Inoltre Paolo ci ricorda un’altra perla preziosa: “la Parola di Dio non è incatenata!” (2 Timoteo 2, 9). Affidiamoci alla Sua Forza, che è la parola consolante dell’AMORE che non ci lascia soli nelle difficoltà. “Sia benedetto il nome del Signore!” dice Giobbe, che evidentemente riconosce sempre la presenza del Buon Dio accanto a sé, nonostante i drammi e le tragedie umane che gli sono capitate.

Chiediamo allo Spirito la fortezza che ci mantenga saldi nella fede durante le prove della vita.
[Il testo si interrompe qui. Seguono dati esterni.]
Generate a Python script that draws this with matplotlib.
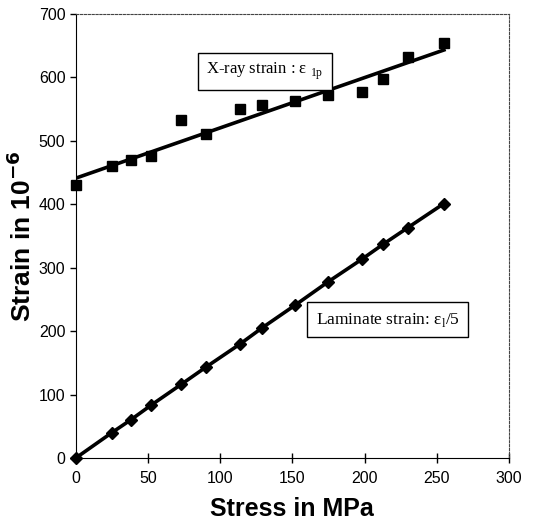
import matplotlib
matplotlib.use("Agg")
import matplotlib.pyplot as plt
import numpy as np

plt.rcParams['axes.unicode_minus'] = False

stress = [0, 25, 38, 52, 73, 90, 114, 129, 152, 175, 198, 213, 230, 255]
xray_strain = [430, 460, 470, 476, 533, 511, 550, 556, 563, 572, 577, 598, 632, 654]
laminate_strain = [0, 40, 60, 83, 116, 143, 180, 205, 241, 278, 313, 337, 363, 401]
xray_fit = [441, 643]
fit_x = [0, 255]

fig = plt.figure(figsize=(5.34, 5.31), dpi=100)
ax = fig.add_axes([0.142, 0.1375, 0.811, 0.8365])

ax.plot(fit_x, xray_fit, color='black', lw=2.6, zorder=2)
ax.plot(stress, xray_strain, 's', color='black', ms=6.5, ls='none', zorder=3, clip_on=False)
ax.plot(stress, laminate_strain, '-D', color='black', lw=2.6, ms=6, zorder=3, clip_on=False)

ax.set_xlim(0, 300)
ax.set_ylim(0, 700)
ax.set_xticks([0, 50, 100, 150, 200, 250, 300])
ax.set_yticks([0, 100, 200, 300, 400, 500, 600, 700])
for lab in ax.get_xticklabels() + ax.get_yticklabels():
    lab.set_fontfamily('Liberation Sans')
    lab.set_fontsize(11.5)
ax.tick_params(axis='x', direction='inout', length=7, width=1, pad=6)
ax.tick_params(axis='y', direction='out', length=4, width=1)
for s in ['top', 'right']:
    ax.spines[s].set_linestyle((0, (2, 1.5)))
    ax.spines[s].set_linewidth(0.8)
    ax.spines[s].set_color('#444444')

ax.set_xlabel('Stress in MPa', fontsize=18, fontweight='bold', family='Liberation Sans', labelpad=8)
ax.set_ylabel('Strain in 10$^{\\mathbf{-6}}$', fontsize=19, fontweight='bold', family='Liberation Sans', labelpad=2)

bbox = dict(boxstyle='square,pad=0.5', fc='white', ec='black', lw=1)
ax.text(131, 609, 'X-ray strain : ε $_{\\mathregular{1p}}$', ha='center', va='center',
        fontsize=12, family='Liberation Serif', bbox=bbox)
ax.text(216, 218, 'Laminate strain: ε$_{\\mathregular{l}}$/5', ha='center', va='center',
        fontsize=12.5, family='Liberation Serif', bbox=bbox)

fig.savefig('out.png', dpi=100)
…quello stesso Spirito che sta guidando i vescovi della Chiesa nel cammino del Sinodo, per cui c’è molto da pregare!

 

Questa è la sfida alta che ci attende oggi, che ci è consegnata da Giobbe e dalla figura del servo: smettiamo di pretendere, invece gioiamo per quando portiamo a compimento la nostra vocazione di figli di Dio di amare o riusciamo a realizzare la missione ricevuta di fare del bene; chiediamo a Dio di poter essere anche noi suoi testimoni credibili, nella capacità di stare accanto abbracciando delicatamente e teneramente i fratelli e le sorelle che stanno attraversando periodi tosti della vita, come farebbe Dio. Possiamo essere compagni e amici consolanti inviati dallo Spirito.

 

Infine, oggi rileggendo le ultime parole del vangelo, non posso non chiedermi con una certa urgenza: il servizio che svolgo, per chi è fatto? per gloria personale, per senso del dovere, per amore, per un bisogno reale del mondo, per dimostrare la mia bravura, per colmare un vuoto, perchè so qual è la mia identità e vocazione? Sono lieta di servire a Qualcuno? Nel mio servizio nella Chiesa e in AC trasmetto la gioia del credere?